Accident and Injury Insurance
For my previous MTB holidays I have used Sportscover Direct, so I approached them for cover for this trip. I had to be careful to spell out that the insurance was only for me, if I hurt myself while riding and nothing to do with liability or injury to guests. I got a competitive quote for the whole 5 months. And following my accident and broken thumb, I have to say they have been excellent.
It took ages and a lot of phoning around to find someone to cover the van for the whole 5 months abroad. Then I stumbled over LV‘s site. They offer 6 months EU cover as standard. Vans competitively insured. Mine was about £450 for the year, including EU fully comp, EU breakdown, protected NCB etc etc.
Financing the trip
The first thing to do was put the mortgage on hold. I had arranged to go interest only, however my lender Nationwide stopped offering that option earlier this year. Fortunately, I had been overpaying and had built up some credit, so I am able to reduce the payments right down and work off the credit.
I advertised for a lodger in my flat as early as last November – something I thought I’d never do. But this allowed me to pay off some debt before I left and pays me some income to cover the mortgage while I’m away.

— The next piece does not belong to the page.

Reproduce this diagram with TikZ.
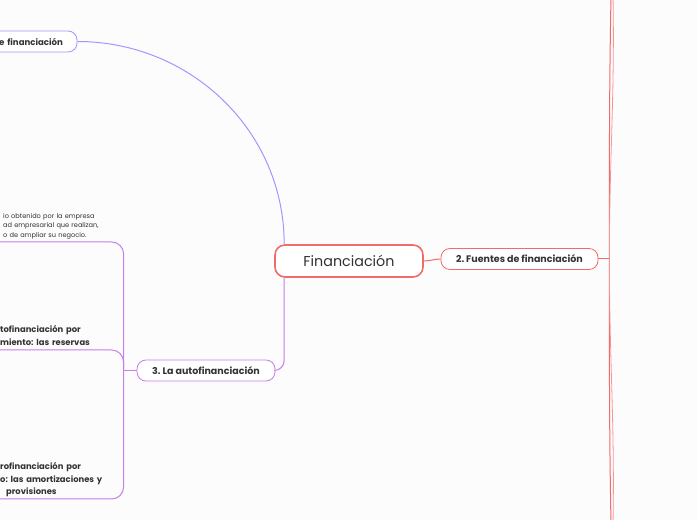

I have put all my annual leave into the career break, so effectively the 1st month is leave on full pay, followed by 4 months off pay.
I cashed in a share-save plan. This is enough to keep the wolf from the door while I am here. Plus Doug pays my out of pocket expenses for running about on behalf of Basque MTB.
Have sleepless nights wondering if you’ve done the right thing
It was pointless. I have done the right thing. Even at the darkest lowest moment of the trip, I asked myself if I would swap my broken thumb, pain and misery for my desk, I decided I wouldn’t. Enough said I think.